Still, Easterling’s southern roots inform many of her songs. Her new CD, “Beguiler,” is filled with country-rock story-songs. One of the most pointed is “Manifest Destiny,” which starts as the tale of Cherokees forcibly removed from their land and draws an analogy with the way governments can seize property for public use.

That song is based on her autobiography. Easterling’s family farm in Greer, S.C. – which dates back to 1791 – was subdivided so a road could go through it. She described the situation in “Blacktop Road,” the title track from her 2009 CD.

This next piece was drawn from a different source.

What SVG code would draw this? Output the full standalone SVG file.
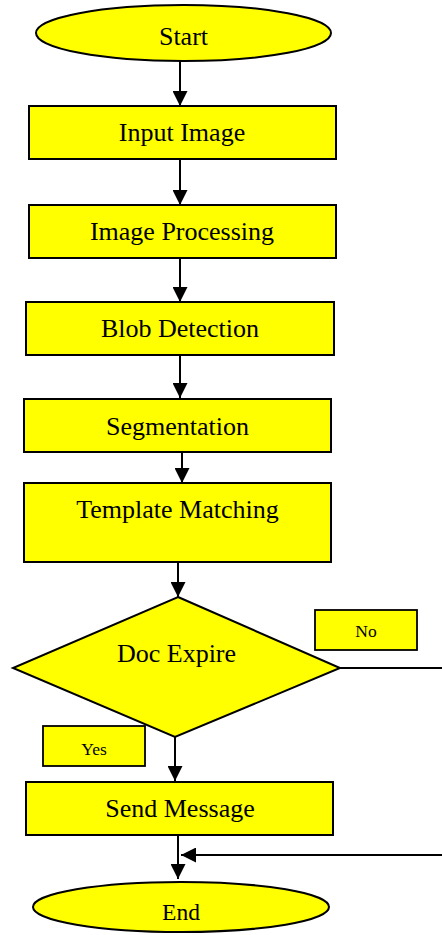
<svg xmlns="http://www.w3.org/2000/svg" width="442" height="935" viewBox="0 0 442 935">
  <style>
    .shape { fill: #ffff00; stroke: #000; stroke-width: 2; }
    .tag { fill: #ffff00; stroke: #000; stroke-width: 1.8; }
    .lbl { font-family: "Liberation Serif", "Times New Roman", serif; font-size: 26px; fill: #000; text-anchor: middle; }
    .small { font-size: 17.5px; }
    .end { font-size: 23.5px; }
    .wire { fill: none; stroke: #000; stroke-width: 2; }
  </style>
  <defs>
    <marker id="head" viewBox="0 0 15 15" refX="15" refY="7.5" markerWidth="15" markerHeight="15" markerUnits="userSpaceOnUse" orient="auto">
      <path d="M0,0 L15,7.5 L0,15 Z" fill="#000"/>
    </marker>
  </defs>

  <!-- flow connectors -->
  <g id="connectors">
    <line class="wire" x1="180" y1="61" x2="180" y2="106" marker-end="url(#head)"/>
    <line class="wire" x1="180" y1="159" x2="180" y2="205" marker-end="url(#head)"/>
    <line class="wire" x1="180" y1="258" x2="180" y2="302" marker-end="url(#head)"/>
    <line class="wire" x1="180" y1="351" x2="180" y2="398" marker-end="url(#head)"/>
    <line class="wire" x1="182" y1="452" x2="182" y2="483" marker-end="url(#head)"/>
    <line class="wire" x1="178" y1="562" x2="178" y2="597" marker-end="url(#head)"/>
    <line class="wire" x1="175" y1="737" x2="175" y2="781" marker-end="url(#head)"/>
    <line class="wire" x1="178" y1="835" x2="178" y2="879" marker-end="url(#head)"/>
    <line class="wire" x1="340" y1="668" x2="442" y2="668"/>
    <line class="wire" x1="442" y1="855" x2="181" y2="855" marker-end="url(#head)"/>
  </g>

  <g id="start">
    <ellipse class="shape" cx="183.5" cy="33" rx="147.5" ry="28"/>
    <text class="lbl" x="183.5" y="45">Start</text>
  </g>

  <g id="input-image">
    <rect class="shape" x="29" y="106" width="307" height="53"/>
    <text class="lbl" x="182" y="141">Input Image</text>
  </g>

  <g id="image-processing">
    <rect class="shape" x="29" y="205" width="307" height="53"/>
    <text class="lbl" x="182" y="240">Image Processing</text>
  </g>

  <g id="blob-detection">
    <rect class="shape" x="26" y="302" width="308" height="53"/>
    <text class="lbl" x="180" y="337">Blob Detection</text>
  </g>

  <g id="segmentation">
    <rect class="shape" x="24" y="399" width="307" height="53"/>
    <text class="lbl" x="177.5" y="435">Segmentation</text>
  </g>

  <g id="template-matching">
    <rect class="shape" x="24" y="483" width="307" height="79"/>
    <text class="lbl" x="177.5" y="518">Template Matching</text>
  </g>

  <g id="doc-expire">
    <polygon class="shape" points="178,597 340,668 175,737 13,668"/>
    <text class="lbl" x="176.5" y="662">Doc Expire</text>
  </g>

  <g id="no-label">
    <rect class="tag" x="315" y="610" width="102" height="40"/>
    <text class="lbl small" x="366" y="637">No</text>
  </g>

  <g id="yes-label">
    <rect class="tag" x="43" y="726" width="102" height="40"/>
    <text class="lbl small" x="94" y="755">Yes</text>
  </g>

  <g id="send-message">
    <rect class="shape" x="26" y="782" width="307" height="53"/>
    <text class="lbl" x="180" y="817">Send Message</text>
  </g>

  <g id="end">
    <ellipse class="shape" cx="181" cy="907" rx="148" ry="25"/>
    <text class="lbl end" x="181" y="920">End</text>
  </g>
</svg>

“ ‘Manifest Destiny’ could be called ‘Blacktop Road, Part Two,’ ” Easterling says. “I learned that we’re not the first people on this land, and we’re not the first people to be kicked off this land.”

Easterling reports that her family is still holding on to the farm.
Many of her new songs – like the songs from “Blacktop Road” and her 2007 debut, “Earning Her Wings” – spring from personal observations and experiences. But Easterling says that recording “Beguiler” was different from the making of her previous CDs.

“This is the first album I wrote where I had a band,” she says, referring to guitarist Brandon Turner and drummer Jeff Hook. “I put them together to play local shows (in South Carolina), but I realized I had something special in them. So I wrote the songs for them to play.”

Easterling’s forthright lyrics and her musical melding of country, folk and rock have gradually won her a following. Roger McGuinn, the legendary guitarist with the Byrds, has praised her approach as “tradition meets youthful exuberance.” She has also been a finalist at respected festivals in Kerrville, Texas, and Telluride, Colo.

If Easterling has learned anything in her travels, it is the importance of being open to new things.

“You always have to be prepared that your plans might change,” she says. “It’s the combination of being prepared and practiced, as well as being flexible. That’s the kind of thing you pick up from experience.”